- [Work to be completed] Restate the full listing word for word and leave the pictures out.
::::::::
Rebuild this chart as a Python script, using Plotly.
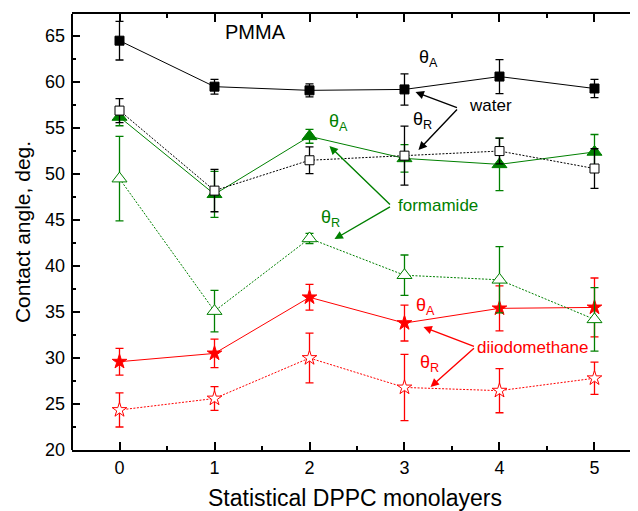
import plotly.graph_objects as go

layers = [0, 1, 2, 3, 4, 5]

water_adv = [64.5, 59.5, 59.1, 59.2, 60.6, 59.3]
water_adv_err = [2.1, 0.8, 0.7, 1.7, 1.85, 1.0]
water_rec = [56.9, 48.2, 51.5, 52.0, 52.5, 50.6]
water_rec_err = [1.3, 2.3, 1.45, 3.2, 1.4, 2.15]

form_adv = [56.2, 47.8, 54.1, 51.7, 51.05, 52.4]
form_adv_err = [0.95, 2.5, 0.75, 1.5, 2.85, 1.9]
form_rec = [49.5, 35.1, 43.0, 39.0, 38.5, 34.2]
form_rec_err = [4.6, 2.25, 0.55, 2.2, 3.6, 3.45]

diio_adv = [29.6, 30.5, 36.6, 33.8, 35.4, 35.5]
diio_adv_err = [1.45, 1.55, 1.4, 1.95, 2.45, 3.2]
diio_rec = [24.35, 25.6, 30.0, 26.8, 26.45, 27.8]
diio_rec_err = [1.85, 1.3, 2.7, 3.6, 2.4, 1.75]

x_ticks = [0, 1, 2, 3, 4, 5]
y_ticks = [20, 25, 30, 35, 40, 45, 50, 55, 60, 65]

BLACK = "#000000"
GREEN = "#008000"
RED = "#ff0000"
DOTTED = "2px,1.5px"

fig = go.Figure()


def add_series(y, err, color, dash, symbol, size, fill):
    fig.add_trace(go.Scatter(
        x=layers, y=y, mode="lines+markers",
        line=dict(color=color, width=1, dash=dash),
        marker=dict(symbol=symbol, size=size, color=fill,
                    line=dict(color=color, width=1)),
        error_y=dict(type="data", array=err, visible=True, color=color,
                     thickness=1.3, width=4),
        showlegend=False,
    ))


add_series(diio_rec, diio_rec_err, RED, DOTTED, "star", 11, "white")
add_series(diio_adv, diio_adv_err, RED, "solid", "star", 11, RED)
add_series(form_rec, form_rec_err, GREEN, DOTTED, "triangle-up", 13, "white")
add_series(form_adv, form_adv_err, GREEN, "solid", "triangle-up", 13, GREEN)
add_series(water_rec, water_rec_err, BLACK, DOTTED, "square", 9, "white")
add_series(water_adv, water_adv_err, BLACK, "solid", "square", 9, BLACK)

FONT = "Liberation Sans, Arial, sans-serif"

# text labels
labels = [
    (1.43, 65.4, "PMMA", BLACK, 20),
    (3.25, 62.6, "θ<sub>A</sub>", BLACK, 18),
    (3.19, 55.8, "θ<sub>R</sub>", BLACK, 18),
    (3.905, 57.5, "water", BLACK, 17),
    (2.31, 55.6, "θ<sub>A</sub>", GREEN, 18),
    (2.22, 45.2, "θ<sub>R</sub>", GREEN, 18),
    (3.35, 46.6, "formamide", GREEN, 17),
    (3.22, 35.6, "θ<sub>A</sub>", RED, 18),
    (3.26, 29.4, "θ<sub>R</sub>", RED, 18),
    (4.35, 31.1, "diiodomethane", RED, 17),
]
for x, y, t, c, s in labels:
    fig.add_annotation(x=x, y=y, xref="x", yref="y", text=t, showarrow=False,
                       font=dict(family=FONT, size=s, color=c))

# arrows: (tail_x, tail_y, tip_x, tip_y, color)
arrows = [
    (3.568, 57.17, 3.116, 58.91, BLACK),
    (3.568, 57.17, 3.147, 52.61, BLACK),
    (2.863, 46.52, 2.21, 53.04, GREEN),
    (2.863, 46.52, 2.263, 42.93, GREEN),
    (3.747, 31.2, 3.2, 33.37, RED),
    (3.747, 31.2, 3.274, 26.85, RED),
]
for tx, ty, hx, hy, c in arrows:
    fig.add_annotation(x=hx, y=hy, ax=tx, ay=ty, xref="x", yref="y",
                       axref="x", ayref="y", text="", showarrow=True,
                       arrowhead=2, arrowsize=1.2, arrowwidth=1.4,
                       arrowcolor=c, standoff=0)

# left axis line
fig.add_shape(type="line", xref="paper", yref="paper", x0=0, x1=0, y0=0, y1=1,
              line=dict(color="black", width=2))

fig.update_layout(
    width=630, height=503,
    margin=dict(l=64, r=0, t=6, b=61),
    paper_bgcolor="white", plot_bgcolor="white",
    font=dict(family=FONT, color="black"),
    xaxis=dict(
        range=[-0.5, 5.458], tickvals=x_ticks, ticks="inside", ticklen=8,
        tickwidth=1.5, tickcolor="black", showline=True, linewidth=2,
        linecolor="black", mirror="ticks", showgrid=False, zeroline=False,
        tickfont=dict(size=18), ticklabelstandoff=0,
        minor=dict(dtick=0.5, ticks="inside", ticklen=4, tickwidth=1.5,
                   tickcolor="black", showgrid=False),
        title=dict(text="Statistical DPPC monolayers", font=dict(size=23),
                   standoff=13),
    ),
    yaxis=dict(
        range=[20, 67.4], tickvals=y_ticks, ticks="inside", ticklen=8,
        tickwidth=1.5, tickcolor="black", showline=False,
        mirror="ticks", showgrid=False, zeroline=False,
        tickfont=dict(size=18), ticklabelstandoff=6,
        minor=dict(dtick=2.5, ticks="inside", ticklen=4, tickwidth=1.5,
                   tickcolor="black", showgrid=False),
        title=dict(text="Contact angle, deg.", font=dict(size=21),
                   standoff=8),
    ),
)

fig.write_html("out.html")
::::::::
- [Right answer]
Rebuild this chart as a Python script, using Plotly.
import plotly.graph_objects as go

layers = [0, 1, 2, 3, 4, 5]

water_adv = [64.5, 59.5, 59.1, 59.2, 60.6, 59.3]
water_adv_err = [2.1, 0.8, 0.7, 1.7, 1.85, 1.0]
water_rec = [56.9, 48.2, 51.5, 52.0, 52.5, 50.6]
water_rec_err = [1.3, 2.3, 1.45, 3.2, 1.4, 2.15]

form_adv = [56.2, 47.8, 54.1, 51.7, 51.05, 52.4]
form_adv_err = [0.95, 2.5, 0.75, 1.5, 2.85, 1.9]
form_rec = [49.5, 35.1, 43.0, 39.0, 38.5, 34.2]
form_rec_err = [4.6, 2.25, 0.55, 2.2, 3.6, 3.45]

diio_adv = [29.6, 30.5, 36.6, 33.8, 35.4, 35.5]
diio_adv_err = [1.45, 1.55, 1.4, 1.95, 2.45, 3.2]
diio_rec = [24.35, 25.6, 30.0, 26.8, 26.45, 27.8]
diio_rec_err = [1.85, 1.3, 2.7, 3.6, 2.4, 1.75]

x_ticks = [0, 1, 2, 3, 4, 5]
y_ticks = [20, 25, 30, 35, 40, 45, 50, 55, 60, 65]

BLACK = "#000000"
GREEN = "#008000"
RED = "#ff0000"
DOTTED = "2px,1.5px"

fig = go.Figure()


def add_series(y, err, color, dash, symbol, size, fill):
    fig.add_trace(go.Scatter(
        x=layers, y=y, mode="lines+markers",
        line=dict(color=color, width=1, dash=dash),
        marker=dict(symbol=symbol, size=size, color=fill,
                    line=dict(color=color, width=1)),
        error_y=dict(type="data", array=err, visible=True, color=color,
                     thickness=1.3, width=4),
        showlegend=False,
    ))


add_series(diio_rec, diio_rec_err, RED, DOTTED, "star", 11, "white")
add_series(diio_adv, diio_adv_err, RED, "solid", "star", 11, RED)
add_series(form_rec, form_rec_err, GREEN, DOTTED, "triangle-up", 13, "white")
add_series(form_adv, form_adv_err, GREEN, "solid", "triangle-up", 13, GREEN)
add_series(water_rec, water_rec_err, BLACK, DOTTED, "square", 9, "white")
add_series(water_adv, water_adv_err, BLACK, "solid", "square", 9, BLACK)

FONT = "Liberation Sans, Arial, sans-serif"

# text labels
labels = [
    (1.43, 65.4, "PMMA", BLACK, 20),
    (3.25, 62.6, "θ<sub>A</sub>", BLACK, 18),
    (3.19, 55.8, "θ<sub>R</sub>", BLACK, 18),
    (3.905, 57.5, "water", BLACK, 17),
    (2.31, 55.6, "θ<sub>A</sub>", GREEN, 18),
    (2.22, 45.2, "θ<sub>R</sub>", GREEN, 18),
    (3.35, 46.6, "formamide", GREEN, 17),
    (3.22, 35.6, "θ<sub>A</sub>", RED, 18),
    (3.26, 29.4, "θ<sub>R</sub>", RED, 18),
    (4.35, 31.1, "diiodomethane", RED, 17),
]
for x, y, t, c, s in labels:
    fig.add_annotation(x=x, y=y, xref="x", yref="y", text=t, showarrow=False,
                       font=dict(family=FONT, size=s, color=c))

# arrows: (tail_x, tail_y, tip_x, tip_y, color)
arrows = [
    (3.568, 57.17, 3.116, 58.91, BLACK),
    (3.568, 57.17, 3.147, 52.61, BLACK),
    (2.863, 46.52, 2.21, 53.04, GREEN),
    (2.863, 46.52, 2.263, 42.93, GREEN),
    (3.747, 31.2, 3.2, 33.37, RED),
    (3.747, 31.2, 3.274, 26.85, RED),
]
for tx, ty, hx, hy, c in arrows:
    fig.add_annotation(x=hx, y=hy, ax=tx, ay=ty, xref="x", yref="y",
                       axref="x", ayref="y", text="", showarrow=True,
                       arrowhead=2, arrowsize=1.2, arrowwidth=1.4,
                       arrowcolor=c, standoff=0)

# left axis line
fig.add_shape(type="line", xref="paper", yref="paper", x0=0, x1=0, y0=0, y1=1,
              line=dict(color="black", width=2))

fig.update_layout(
    width=630, height=503,
    margin=dict(l=64, r=0, t=6, b=61),
    paper_bgcolor="white", plot_bgcolor="white",
    font=dict(family=FONT, color="black"),
    xaxis=dict(
        range=[-0.5, 5.458], tickvals=x_ticks, ticks="inside", ticklen=8,
        tickwidth=1.5, tickcolor="black", showline=True, linewidth=2,
        linecolor="black", mirror="ticks", showgrid=False, zeroline=False,
        tickfont=dict(size=18), ticklabelstandoff=0,
        minor=dict(dtick=0.5, ticks="inside", ticklen=4, tickwidth=1.5,
                   tickcolor="black", showgrid=False),
        title=dict(text="Statistical DPPC monolayers", font=dict(size=23),
                   standoff=13),
    ),
    yaxis=dict(
        range=[20, 67.4], tickvals=y_ticks, ticks="inside", ticklen=8,
        tickwidth=1.5, tickcolor="black", showline=False,
        mirror="ticks", showgrid=False, zeroline=False,
        tickfont=dict(size=18), ticklabelstandoff=6,
        minor=dict(dtick=2.5, ticks="inside", ticklen=4, tickwidth=1.5,
                   tickcolor="black", showgrid=False),
        title=dict(text="Contact angle, deg.", font=dict(size=21),
                   standoff=8),
    ),
)

fig.write_html("out.html")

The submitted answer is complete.